Cornwall Insight has recently launched its new Benchmark Power Curve (CI BPC) service to complement its already deep set of wholesale research subscription services.
The CI BPC is a comprehensive market and asset-level power price modelling service that delivers long-term price forecasts, informed by industry-leading regulatory, market and policy expertise, and supplemented with direct access to trusted practitioners.
Focusing on scenario-based 20-year projections of electricity prices in Great Britain (GB), coverage includes baseload and peak prices presented in real values of the day and at quarterly granularity.
With the rapid and ever-changing landscape of the market, the scenarios are not mere snap-shots based on the current market structure, but capture this developing nature with greater renewables, flexibility, interconnection with European markets and growth of electric vehicles (EVs).
The CI BPC is designed with a range of market participants in mind from lenders, equity investors, developers, operators, traders and financial advisors engaged with the power market in GB. It has also been developed with a technology agnostic approach, with price curves for different technologies (including offshore and onshore wind, solar PV, CCGT and others), fully reflecting price and value-capture based on the different operating and load profiles of various types of power assets.
The report will also show the effect of location on the behaviour of small-scale capacity in the distribution networks. With the modelling integrating balancing market, capacity market, gas, coal, and carbon forecasts.
The service is presented quarterly with a summary report, accompanying a detailed results workbook. Subscribers will also be able to take part in a user group forum discussing the issues and helping to frame future updates.

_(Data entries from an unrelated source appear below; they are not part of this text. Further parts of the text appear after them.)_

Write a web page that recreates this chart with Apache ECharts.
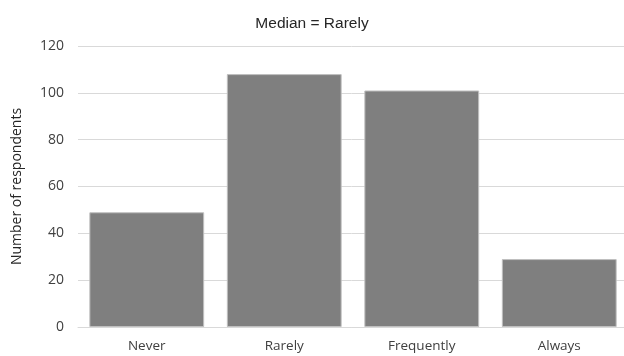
<!DOCTYPE html>
<html><head><meta charset="utf-8">
<script src="https://cdn.jsdelivr.net/npm/echarts@6/dist/echarts.min.js"></script>
<style>html,body{margin:0;padding:0;background:#fff}#c{width:624px;height:356px}</style>
</head><body><div id="c"></div>
<script>
const categories = ['Never', 'Rarely', 'Frequently', 'Always'];
const respondents = [49, 108, 101, 29];
const yTicks = [0, 20, 40, 60, 80, 100, 120];
const titleText = 'Median = Rarely';
const yAxisTitle = 'Number of respondents';

const chart = echarts.init(document.getElementById('c'), null, {renderer: 'canvas'});
chart.setOption({
  animation: false,
  backgroundColor: '#fff',
  title: {
    text: titleText, left: 'center', top: 11,
    textStyle: {fontFamily: 'Liberation Sans, Arial', fontSize: 15.5, fontWeight: 'normal', color: '#262626'}
  },
  grid: {left: 78, width: 550, top: 46, bottom: 29, outerBoundsMode: 'none', containLabel: false},
  xAxis: {
    type: 'category', data: categories,
    axisLine: {show: true, lineStyle: {color: '#d9d9d9', width: 1}},
    axisTick: {show: false},
    axisLabel: {fontFamily: 'Open Sans', fontSize: 13.5, color: '#404040', margin: 12}
  },
  yAxis: {
    type: 'value', min: yTicks[0], max: yTicks[yTicks.length - 1], interval: 20,
    name: yAxisTitle, nameLocation: 'middle', nameGap: 54, nameRotate: 90,
    nameTextStyle: {fontFamily: 'Open Sans', fontSize: 14, color: '#262626'},
    axisLine: {show: false}, axisTick: {show: false},
    axisLabel: {fontFamily: 'Open Sans', fontSize: 14, color: '#404040', margin: 14},
    splitLine: {lineStyle: {color: '#d9d9d9', width: 1}}
  },
  series: [{
    type: 'bar', data: respondents, barCategoryGap: '16.5%',
    itemStyle: {color: '#7f7f7f', borderColor: '#bfbfbf', borderWidth: 1}
  }]
});
</script></body></html>
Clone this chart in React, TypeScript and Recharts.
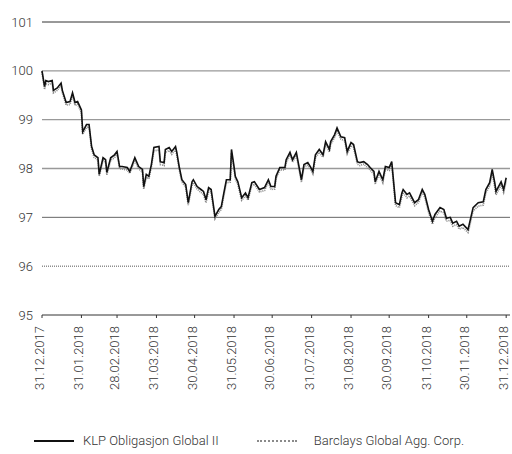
import { LineChart, Line, XAxis, YAxis, ReferenceLine } from "recharts";

// day index from 31.12.2017
const days = [
  0, 2, 3, 5, 8, 9, 12, 15, 16, 19, 22, 24, 26, 28, 31, 32, 35, 37, 39, 41,
  44, 45, 48, 50, 51, 54, 57, 59, 61, 63, 67, 69, 73, 76, 79, 80, 82, 84, 86, 88,
  92, 93, 96, 97, 100, 102, 105, 106, 108, 110, 113, 115, 118, 119, 122, 125, 127, 129, 131, 133,
  136, 139, 141, 143, 145, 148, 149, 151, 152, 154, 157, 160, 162, 165, 167, 171, 175, 178, 180, 183,
  184, 187, 191, 192, 195, 197, 200, 204, 206, 209, 211, 213, 215, 218, 221, 223, 226, 227, 230, 232,
  235, 238, 240, 243, 245, 248, 250, 253, 256, 258, 261, 262, 265, 268, 270, 273, 275, 278, 281, 283,
  284, 287, 289, 293, 296, 299, 301, 304, 307, 309, 313, 316, 318, 321, 323, 326, 328, 331, 335, 336,
  339, 343, 347, 349, 352, 354, 356, 357, 361, 363, 365,
];

const klp = [
  100.0, 99.68, 99.8, 99.78, 99.8, 99.6, 99.65, 99.75, 99.6, 99.35,
  99.37, 99.55, 99.35, 99.37, 99.2, 98.75, 98.9, 98.9, 98.45, 98.28,
  98.22, 97.88, 98.22, 98.18, 97.92, 98.22, 98.28, 98.35, 98.04, 98.04,
  98.02, 97.94, 98.22, 98.04, 97.98, 97.63, 97.88, 97.84, 98.08, 98.43,
  98.45, 98.14, 98.12, 98.39, 98.43, 98.35, 98.45, 98.33, 98.02, 97.77,
  97.67, 97.3, 97.73, 97.77, 97.63, 97.57, 97.53, 97.36, 97.61, 97.57,
  97.02, 97.16, 97.22, 97.5, 97.77, 97.77, 98.39, 98.04, 97.84, 97.73,
  97.4, 97.5, 97.4, 97.71, 97.73, 97.57, 97.61, 97.77, 97.63, 97.63,
  97.84, 98.02, 98.02, 98.18, 98.33, 98.18, 98.33, 97.77, 98.08, 98.12,
  98.04, 97.94, 98.28, 98.39, 98.28, 98.55, 98.39, 98.55, 98.69, 98.83,
  98.65, 98.63, 98.35, 98.53, 98.49, 98.14, 98.12, 98.14, 98.08, 98.02,
  97.94, 97.73, 97.94, 97.77, 98.04, 98.02, 98.14, 97.3, 97.26, 97.5,
  97.57, 97.47, 97.5, 97.3, 97.36, 97.57, 97.47, 97.16, 96.92, 97.06,
  97.2, 97.16, 96.98, 97.0, 96.88, 96.92, 96.82, 96.86, 96.75, 96.86,
  97.2, 97.3, 97.32, 97.57, 97.71, 97.98, 97.71, 97.53, 97.73, 97.57,
  97.81,
];

const barclays = [
  99.98, 99.62, 99.74, 99.72, 99.75, 99.55, 99.6, 99.7, 99.55, 99.3,
  99.31, 99.5, 99.29, 99.32, 99.14, 98.7, 98.84, 98.85, 98.4, 98.23,
  98.17, 97.84, 98.17, 98.13, 97.87, 98.17, 98.22, 98.3, 98.0, 97.99,
  97.97, 97.9, 98.17, 97.99, 97.93, 97.58, 97.82, 97.79, 98.03, 98.36,
  98.38, 98.08, 98.06, 98.33, 98.37, 98.29, 98.39, 98.27, 97.97, 97.72,
  97.62, 97.25, 97.67, 97.71, 97.58, 97.51, 97.47, 97.3, 97.55, 97.51,
  96.97, 97.1, 97.16, 97.44, 97.71, 97.72, 98.32, 97.98, 97.79, 97.67,
  97.35, 97.44, 97.35, 97.65, 97.68, 97.52, 97.55, 97.72, 97.57, 97.58,
  97.79, 97.97, 97.97, 98.12, 98.28, 98.13, 98.27, 97.72, 98.03, 98.07,
  97.99, 97.89, 98.22, 98.33, 98.23, 98.49, 98.34, 98.49, 98.63, 98.77,
  98.6, 98.57, 98.3, 98.47, 98.43, 98.09, 98.06, 98.09, 98.02, 97.97,
  97.88, 97.68, 97.88, 97.71, 97.98, 97.96, 98.08, 97.24, 97.2, 97.43,
  97.51, 97.4, 97.44, 97.24, 97.3, 97.51, 97.41, 97.1, 96.86, 97.0,
  97.13, 97.09, 96.92, 96.94, 96.82, 96.85, 96.76, 96.79, 96.69, 96.79,
  97.13, 97.23, 97.25, 97.5, 97.64, 97.9, 97.62, 97.46, 97.66, 97.51,
  97.74,
];

const monthTicks = [0, 31, 59, 90, 120, 151, 181, 212, 243, 273, 304, 334, 365];
const monthLabels = [
  "31.12.2017", "31.01.2018", "28.02.2018", "31.03.2018", "30.04.2018", "31.05.2018",
  "30.06.2018", "31.07.2018", "31.08.2018", "30.09.2018", "31.10.2018", "30.11.2018",
  "31.12.2018",
];

const yTicks = [95, 96, 97, 98, 99, 100, 101];

const gridStyle: Record<number, { stroke: string; width: number; dash?: string }> = {
  95: { stroke: "#333", width: 1 },
  96: { stroke: "#555", width: 1, dash: "1 1" },
  97: { stroke: "#666", width: 1 },
  98: { stroke: "#999", width: 1.3 },
  99: { stroke: "#999", width: 1.3 },
  100: { stroke: "#999", width: 1.3 },
  101: { stroke: "#333", width: 1 },
};

const data = days.map((d, i) => ({ day: d, klp: klp[i], barclays: barclays[i] }));

const FONT = "Roboto, 'Liberation Sans', sans-serif";

const XTick = (props: any) => {
  const { x, y, payload } = props;
  const idx = monthTicks.indexOf(payload.value);
  return (
    <g transform={`translate(${x},${y})`}>
      <text
        transform="rotate(-90)"
        x={-6}
        y={2}
        textAnchor="end"
        fontSize={13}
        fontFamily={FONT}
        fontWeight={300}
        fill="#333"
      >
        {monthLabels[idx]}
      </text>
    </g>
  );
};

export default function App() {
  return (
    <div style={{ position: "absolute", left: 0, top: 0, width: 512, height: 454, background: "#fff" }}>
      <LineChart
        width={512}
        height={454}
        data={data}
        margin={{ top: 22, right: 2, left: 0, bottom: 59 }}
      >
        {yTicks.map((t) => (
          <ReferenceLine
            key={t}
            y={t}
            stroke={gridStyle[t].stroke}
            strokeWidth={gridStyle[t].width}
            strokeDasharray={gridStyle[t].dash}
          />
        ))}
        <XAxis
          dataKey="day"
          type="number"
          domain={[0, 368]}
          ticks={monthTicks}
          interval={0}
          axisLine={false}
          tickSize={3}
          tickLine={{ stroke: "#333" }}
          height={80}
          tick={<XTick />}
        />
        <YAxis
          domain={[95, 101]}
          ticks={yTicks}
          width={42}
          axisLine={false}
          tickLine={false}
          tickSize={0}
          tickMargin={9}
          tick={{ fontSize: 13, fill: "#333", fontFamily: FONT, fontWeight: 300 }}
        />
        <Line
          dataKey="barclays"
          stroke="#8a8a8a"
          strokeWidth={1.7}
          strokeDasharray="1 1"
          dot={false}
          isAnimationActive={false}
        />
        <Line
          dataKey="klp"
          stroke="#111"
          strokeWidth={1.6}
          dot={false}
          isAnimationActive={false}
        />
      </LineChart>
      <div
        style={{
          position: "absolute",
          top: 433,
          left: 0,
          width: 512,
          display: "flex",
          alignItems: "center",
          fontFamily: FONT,
          fontWeight: 300,
          fontSize: 13,
          color: "#333",
        }}
      >
        <span style={{ marginLeft: 34, width: 40, height: 0, borderTop: "2px solid #111" }} />
        <span style={{ marginLeft: 9 }}>KLP Obligasjon Global II</span>
        <span style={{ marginLeft: 38, width: 40, height: 0, borderTop: "2px dotted #8a8a8a" }} />
        <span style={{ marginLeft: 17 }}>Barclays Global Agg. Corp.</span>
      </div>
    </div>
  );
}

One notable output from the first set of results concerns the ability and process for GB to meet its current carbon budgets. Findings from the analysis show that meeting the fourth and fifth carbon budgets is possible without the commissioning of new nuclear capacity and that this can be achieved at a lower cost compared to developing a new fleet of reactor as improvements to the development and operation of onshore and offshore wind and solar becomes increasingly cost effective. This would mark a notable shift from previous thoughts that nuclear generation and new build plants were an imperative step towards meeting our carbon targets.
However, despite the falling costs of onshore and offshore wind, deployment would still need some form of support above and beyond the current market as captured wholesale prices for renewables projects, as the cannibalisation effect will reduce revenues. Capacity Market de-rating is also seen to be too low to encourage new build.
This continued operation of traditional, thermal baseload plant is increasingly called into question; with the modelling showing in some scenarios minimal additional CCGT deployment, with new build generally only replacing older units, as highlighted at Figure 1 below.
The wider implications in terms of security of supply would see a shift, to now being provided by interconnectors, reciprocating engines and OCGTs – but in order to drive this new capacity an increase in the CM price is seen as inevitable.
While in terms of battery storage, such assets can be seen to play an important role, but this is predominantly restricted to supplying wholesale arbitrage, with widescale deployment not viable until late 2020s.